Superconductivity in type II layered Weyl semi-metals

TL;DR

This paper investigates superconductivity in type II layered Weyl semimetals, specifically MoTe2, explaining experimental phenomena through a phonon pairing theory that considers Coulomb interactions and topological features.

Contribution

It develops a phonon-based pairing theory for layered Weyl semimetals that accounts for Coulomb effects and topological distinctions, explaining experimental observations.

Findings

Gate voltage does not affect Tc across a wide density range.

Interlayer distance significantly influences superconductivity.

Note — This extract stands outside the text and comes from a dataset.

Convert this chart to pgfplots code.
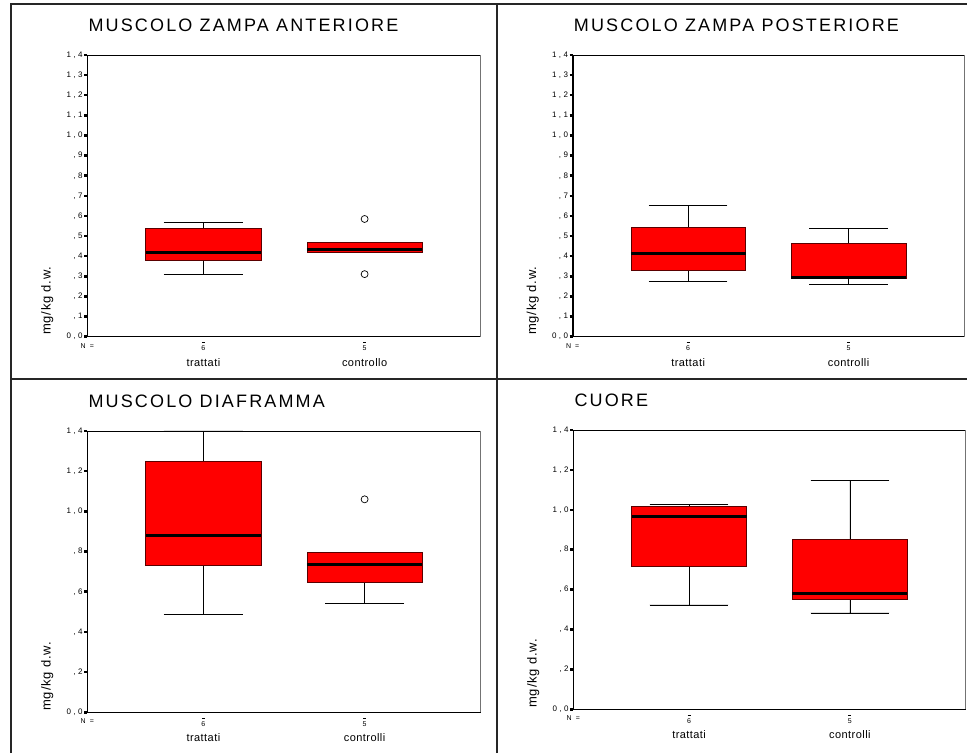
\documentclass[border=0pt]{standalone}
\usepackage{pgfplots}
\pgfplotsset{compat=1.18}
\usepgfplotslibrary{statistics}
\usepackage{fontspec}
\setmainfont{Liberation Sans}
\newfontfamily\titlefont[LetterSpace=12]{Liberation Sans}
\newfontfamily\tickfont[LetterSpace=30]{Liberation Sans}
\newfontfamily\catfont[LetterSpace=4]{Liberation Sans}
\newfontfamily\labfont[LetterSpace=6]{Liberation Sans}
\definecolor{boxred}{RGB}{255,0,0}
\definecolor{boxedge}{RGB}{90,0,0}

\pgfplotsset{
 panel/.style={
  scale only axis, anchor=south west,
  xmin=0.28, xmax=2.72, ymin=0, ymax=1.4,
  axis line style={black, line width=0.7pt},
  xtick={1,2}, xticklabels={{\rule{3pt}{0.6pt}\\6},{\rule{3pt}{0.6pt}\\5}},
  xtick style={draw=none},
  xticklabel style={font=\tickfont\fontsize{7}{8}\selectfont, align=center, inner sep=0pt, yshift=-2pt},
  ytick pos=left, tick align=outside, major tick length=3pt,
  ytick style={line width=2.5pt, black},
  yticklabel style={font=\tickfont\fontsize{8}{8}\selectfont, inner sep=0pt, xshift=-1.5pt},
  clip=false,
  title style={at={(0,1)}, anchor=base west, yshift=17pt, xshift=1pt, font=\titlefont\fontsize{18}{18}\selectfont, inner sep=0pt},
 },
 fine/.style={ytick={0,0.1,...,1.41}, yticklabels={{0,0},{,1},{,2},{,3},{,4},{,5},{,6},{,7},{,8},{,9},{1,0},{1,1},{1,2},{1,3},{1,4}}},
 coarse/.style={ytick={0,0.2,...,1.41}, yticklabels={{0,0},{,2},{,4},{,6},{,8},{1,0},{1,2},{1,4}}},
 redbox/.style={draw=boxedge, fill=boxred, line width=0.6pt, mark=o,
   mark options={draw=black, fill=none, line width=0.7pt}, mark size=3.5pt,
   boxplot/draw direction=y,
   boxplot/box extend=0.715, boxplot/whisker extend=0.49,
   boxplot/every median/.style={black, line width=3pt},
   boxplot/every whisker/.style={black, line width=0.7pt}},
}
\newcommand{\decor}[2]{%
  \draw[line width=1.6pt, black] (rel axis cs:0,1) -- (rel axis cs:0,0) -- (rel axis cs:1,0);
  \draw[line width=0.9pt, black!55] (rel axis cs:1,0) -- (rel axis cs:1,1);
  \node[font=\tickfont\fontsize{7}{7}\selectfont, inner sep=0pt] at ([yshift=-9pt]rel axis cs:0,0) {N =};
  \node[font=\catfont\fontsize{11}{11}\selectfont, inner sep=0pt] at ([yshift=-25.5pt]axis cs:1,0) {#1};
  \node[font=\catfont\fontsize{11}{11}\selectfont, inner sep=0pt] at ([yshift=-25.5pt]axis cs:2,0) {#2};
  \node[rotate=90, anchor=west, inner sep=0pt, font=\labfont\fontsize{13}{13}\selectfont] at ([xshift=-40pt, yshift=1.5pt]rel axis cs:0,0) {mg/kg d.w.};
}

\begin{document}
\begin{tikzpicture}
\useasboundingbox (0,0) rectangle (967pt,753pt);
\draw[line width=1.5pt, black!85] (11pt,0pt) -- (11pt,749pt) -- (967pt,749pt);
\draw[line width=1.5pt, black!85] (497pt,0pt) -- (497pt,749pt);
\draw[line width=1.5pt, black!85] (11pt,374pt) -- (967pt,374pt);

% Panel 1
\begin{axis}[panel, fine, at={(87.3pt,416.3pt)}, width=393.4pt, height=281.7pt, title={MUSCOLO ZAMPA ANTERIORE}]
\addplot[redbox, boxplot prepared={draw position=1, lower whisker=0.31, lower quartile=0.379, median=0.419, upper quartile=0.537, upper whisker=0.568}] coordinates {};
\addplot[redbox, boxplot prepared={draw position=2, lower whisker=0.417, lower quartile=0.417, median=0.431, upper quartile=0.470, upper whisker=0.470}] coordinates {(2,0.585) (2,0.311)};
\decor{trattati}{controllo}
\end{axis}

% Panel 2
\begin{axis}[panel, fine, at={(572.7pt,416.3pt)}, width=391.3pt, height=281.7pt, title={MUSCOLO ZAMPA POSTERIORE}]
\addplot[redbox, boxplot prepared={draw position=1, lower whisker=0.275, lower quartile=0.328, median=0.411, upper quartile=0.543, upper whisker=0.651}] coordinates {};
\addplot[redbox, boxplot prepared={draw position=2, lower whisker=0.26, lower quartile=0.29, median=0.295, upper quartile=0.464, upper whisker=0.538}] coordinates {};
\decor{trattati}{controlli}
\end{axis}

% Panel 3
\begin{axis}[panel, coarse, at={(87.3pt,40.7pt)}, width=393.4pt, height=281.3pt, title={MUSCOLO DIAFRAMMA}]
\addplot[redbox, boxplot prepared={draw position=1, lower whisker=0.489, lower quartile=0.731, median=0.879, upper quartile=1.247, upper whisker=1.40}] coordinates {};
\addplot[redbox, boxplot prepared={draw position=2, lower whisker=0.542, lower quartile=0.645, median=0.738, upper quartile=0.796, upper whisker=0.796}] coordinates {(2,1.06)};
\decor{trattati}{controlli}
\end{axis}

% Panel 4
\begin{axis}[panel, coarse, at={(573.3pt,43.7pt)}, width=392.4pt, height=279.3pt, title={CUORE}]
\addplot[redbox, boxplot prepared={draw position=1, lower whisker=0.523, lower quartile=0.717, median=0.967, upper quartile=1.016, upper whisker=1.026}] coordinates {};
\addplot[redbox, boxplot prepared={draw position=2, lower whisker=0.483, lower quartile=0.551, median=0.580, upper quartile=0.854, upper whisker=1.148}] coordinates {};
\decor{trattati}{controlli}
\end{axis}
\end{tikzpicture}
\end{document}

The theory applies broadly to type II topological materials.

Abstract

Novel quasi two dimensional typically layered semimetals offer a unique opportunity to control the density and even the topology of the electronic matter. In intercalated MoTe2 type II Weyl semimetal the tilt of the dispersion relation cones is so large that topologically of the Fermi surface is distinct from a more conventional type I. Superconductivity observed recently in this compound [Zhang et al, 2D Materials 9, 045027 (2022)] demonstrated two puzzling phenomena: the gate voltage has no impact on critical temperature, Tc, in wide range of density, while it is very sensitive to the interlayer distance. The phonon theory of pairing in a layered Weyl material including the effects of Coulomb repulsion is constructed and explains the above two features in MoTe2.The first feature turns out to be a general one for any type II topological material, while the second reflects properties of the intercalated materials affecting the Coulomb screening.